The Tax Assessor’s Time Machine: How High-Res Imagery + AI Insights Shrink Backlogs
Your city changed over this last year. Did your tax rolls keep up? Discover how Vexcel data is helping ease backlogs and the appeals process.
For tax assessors, every assessment cycle starts with the same goal: get it right. Fair valuations. Defensible decisions. Public trust intact. But change never stops as homes are improved quietly, or driveways are expanded and roofs are replaced. Some neighborhoods could undergo massive change between valuation cycles. And assessors? They are being asked to do more with less, whether it’s fewer staff or opportunities for field visits.
The strain on assessment offices is no longer theoretical. Across the country, appeal volumes are climbing to levels that overwhelm staff and slow revenue certainty. In San Francisco, assessment appeals surged from 1,417 filings in the 2019–2020 fiscal year to more than 8,000 in 2023–2024, with over 9,000 appeals already filed in their current cycle, forcing staffing expansions just to keep pace. In Davidson County, Tennessee, more than 15,000 appeals flooded the system in a single cycle following valuation increases, pushing hearings well into the following year.
When records lag behind the reality of change, assessors are left reacting instead of leading. The solution is not more manual effort. It’s better visibility, a way to look back in time to keep tax rolls up-to-date and be better prepared for the appeals process.
With Vexcel’s timestamped, regularly refreshed aerial imagery and AI-derived property insights, assessors can more readily identify and see change, verify it remotely, and better support their valuations with evidence that stands up to scrutiny.

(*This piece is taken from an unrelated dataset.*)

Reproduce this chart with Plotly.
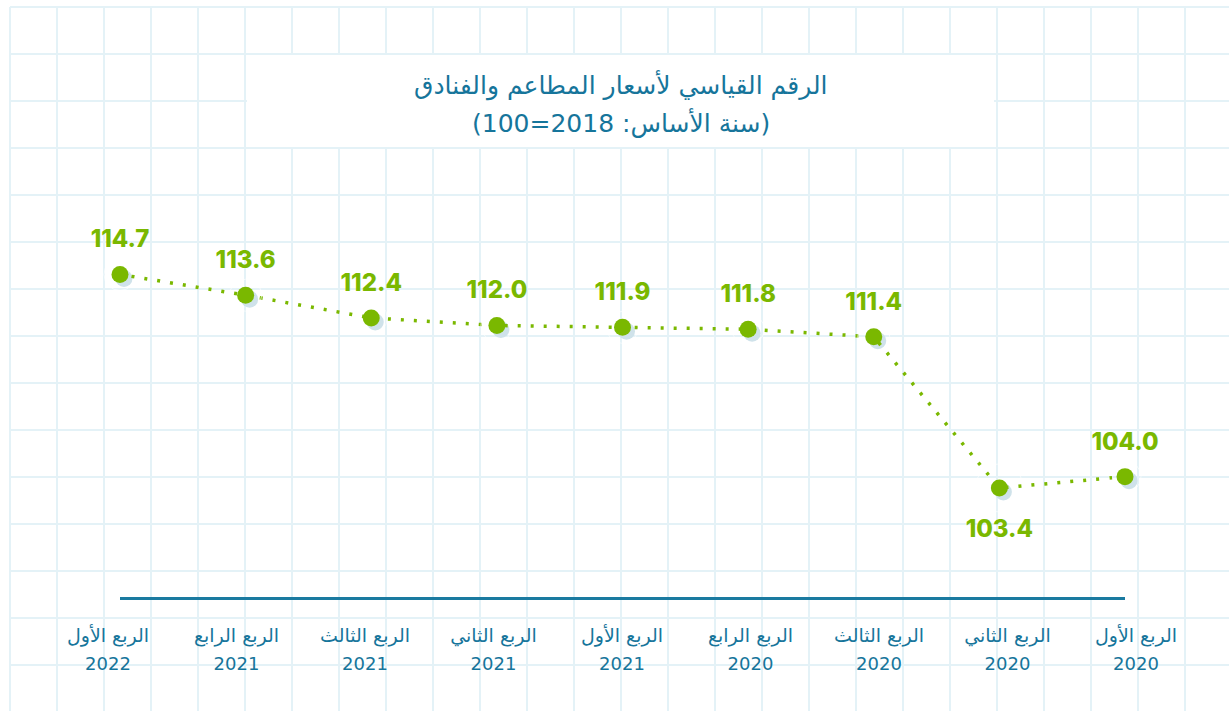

Below are the most common pressures tax assessors face today and how Vexcel helps turn those challenges into clearer data, faster workflows, and greater confidence in every assessment to help reduce backlogs.
High-Resolution Imagery Turns Time Into Context
Access to high-res imagery can significantly impact how an assessor experiences time. How?
With ortho imagery and oblique views, assessors gain a clear, parcel-level understanding of property conditions. Ortho views deliver accurate overhead context, while oblique imagery reveals building sides, roof geometry, additions, and site improvements that are often invisible from straight-down views.
Together, these complementary perspectives give assessors a more complete, defensible understanding of what exists on the ground, reducing reliance on permits, disclosures, and manual inspections to verify physical change. It helps speed up the process of property valuations by providing visibility into what exists without needing an on-site visit.
Ortho view of property in Maryland
Oblique north view of property in Maryland
Oblique south view of property in Maryland
Oblique west view of property in Maryland
Oblique east view of property in Maryland
Frequency Eliminates Guesswork
Seeing a property once provides context. Seeing it multiple times a year provides certainty.
In many urban and suburban areas in the U.S., Vexcel collects imagery up to three times per year, giving assessors a clear, current view of change within a single assessment cycle. These frequent collections turn imagery into a reliable timeline, not just a snapshot.
Incremental changes such as expanded hardscapes, roof replacements, and new structures become easy to identify when viewed across collections. Instead of waiting for permits, complaints, or appeals, assessors can see development and improvement as it happens.
The result is fewer surprises at notice time, fewer follow-ups, and better alignment between the tax roll and reality. Frequency compresses the discovery phase of assessment and replaces guesswork with detailed imagery.
Property in Baton Rouge, LA
Property change detected / expansion of hardscapes
Property change finished / new sport court, playground, etc.
AI Insights Turn Images Into Action
While imagery delivers visibility, AI delivers understanding at scale. Vexcel’s Elements AI analyzes our high-res imagery to identify and extract 40+ property attributes that directly influence assessed value. Some of the included attributes include roof characteristics, pools, sports courts, playgrounds, hardscapes, secondary structures, and more.
Instead of relying on manual review or selective field inspections, assessors can use Elements AI to pinpoint exactly where meaningful change has occurred across an entire jurisdiction. AI-derived attributes create a structured, searchable layer of property intelligence, allowing teams to quickly identify parcels that warrant review and ignore those that do not.
The impact becomes clear at scale. For instance, we recently shared a story about identifying hardscapes on more than 10,000 residential properties in Livingston, New Jersey. These types of features can influence property value but can often go unrecorded until an inspection or appeal forces a correction.
Elements AI transforms imagery into scalable property intelligence, reducing discovery time and enabling faster, more defensible assessments.
Backlogs Shrink When Accuracy Comes First
High-resolution imagery and AI insights do not replace assessors. They change how assessors manage time. Instead of reconstructing property history after appeals surge, assessors can see change as it happens. Instead of reacting to disputes, they can prevent many of them. And instead of managing backlogs, they can keep the tax roll aligned with the real world.